Growth! I’m not sure if anyone else thinks of growth as much as I do but we all act on our perceptions of growth in different ways. If only growth was as systematic as the sapling is destined to be a mighty tree. If you think about it the same risks that pose threat to the sapling endanger the way we grow. Whether as a society, organization, family or economy.

The growth that keeps me up most nights is the thought of career growth. I wish it was only as simple as me having an interpersonal conversation with myself that asks me how I want to grow and what I want to grow into. The more complex question I’ve found myself asking is WHY. Why do I want to move up the food chain? To make more money? Growth is something that always has and will be apart of me and the human race as a whole. This line of questioning has made me ponder why do organizations always push to be better and to grow more and to make more than the year before? Is growth necessary for survival?

The psychological impact of exponential growth is seldom appreciated. Suppose that some ultimate physical limit stands in the way of a quantity that is growing exponentially. In all previous time before the limit is approached, the quantity is much smaller than the limit. The very existence of the limit may be unrealized. No clash between the growing quantity and the limit forces attention to the eventual pressures that must arise. Then suddenly, within one doubling interval, the quantity grows from half the limit to the limit. The stresses from over expansion become highly visible; they can no longer be ignored. If the pressures created by approach to be limit are not great enough to suppress growth, then growth continues until the limit has been overstepped far enough to generate forces sufficient to inhibit growth. – Larry E. Greiner

Organizational growth seems to materialize in the minds of the executive hierarchy at the top of the corporate food chain. But why scaling versus maintaining competitive advantage?  To scale isn’t the right question to ask. An honest assessment of the repercussions of scaling an organization must be determined. Many times executive leadership has a warped gauge of the impact that scaling has on their employees in real time. Although growing pains are a natural part of growth they can cripple and cause severe pain and discomfort. If it benefits the organization in the end then is it worth undertaking the endeavor? On the other hand should their be more awareness  and care about the emotional impact that the instability of scaling can cause?

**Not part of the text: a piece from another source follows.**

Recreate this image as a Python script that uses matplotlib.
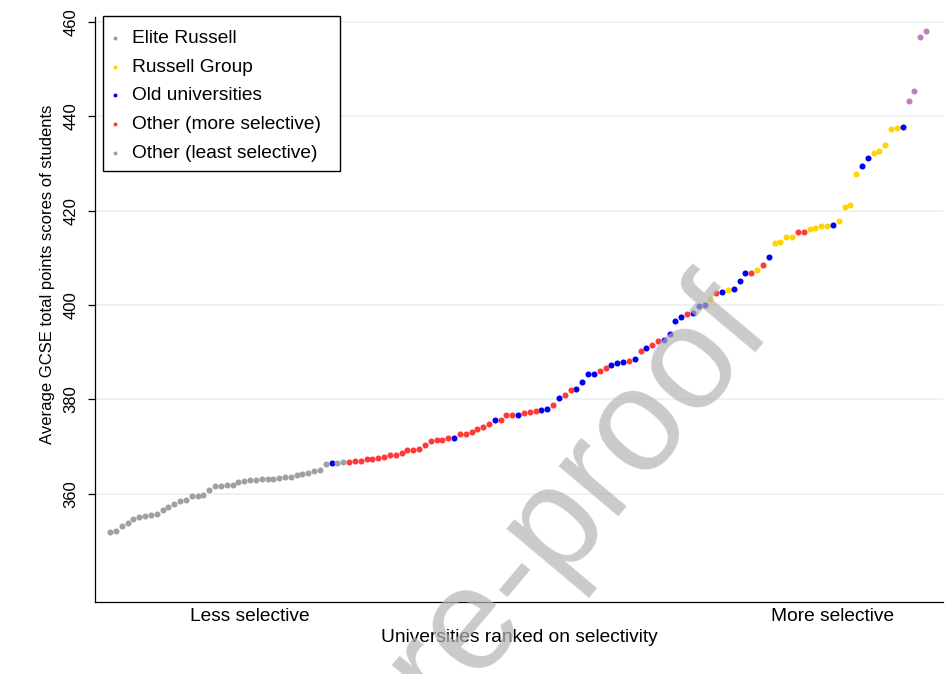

Thus far, my corporate journey has revealed the same scaling model.

  1. Crunch the Budget – Keep costs and staff to bare minimum to allocate funding for scaling projects.
  2. Double Workloads for Salaried Employees and Managers
  3. Make Organizational Scaling Priority One Above All Other Projects –  This prevents projects that involve developing organizational infrastructure.  

My bullet points could go on and on. In essence, the commitment to organizational infrastructure is lacking. What needs to change?

  1. Infrastructure has become a luxury when in fact it is a necessity.
  2. Decision makers and key organizational drivers should consist of individuals with multiple backgrounds that differ.
  3. Decision makers and key organizational drivers must spend more time in the trenches in order to gain a real time perspective on the physiology of their organization.
  4. Potential answers to issues must be piloted and analyzed before adopted into policy.

Scaling is about transmitting the qualities of your own particular excellence. This was the upbeat, undeniable theme that infused nearly every conversation we had with people about their scaling projects: an unmistakable, irrepressible, and contagious sense of pride. I don’t mean conceit or arrogance. Rather, I mean an authentic pride. Scaling is about continuing to move ahead: If we continue to invest the effort, and stick together, then good things will keep happening. – Hayagreeva Rao

One Reply to “To Scale or Not to Scale: Is This the Question?”

  1. I appreciate your reflection on scaling up and growth both professionally and organizationally. I do believe that our society rewards people and entities that scale and are able to make things happen on a BIG level! Now on the other hand, what about people and organizations that have found their niche and are thriving exactly where they are? Are we recognizing that? Do we appreciate the fact that not everyone desires to grow, scale, and develop at the same rate as you? Who determines when growth is needed, development is desired and organizations expand. I believe these are questions we have yet to really find an answer to. I do think that once someone or organization discovered a theory or practice works and works well, it is believed that it will work everywhere, the same way. And this is not always true!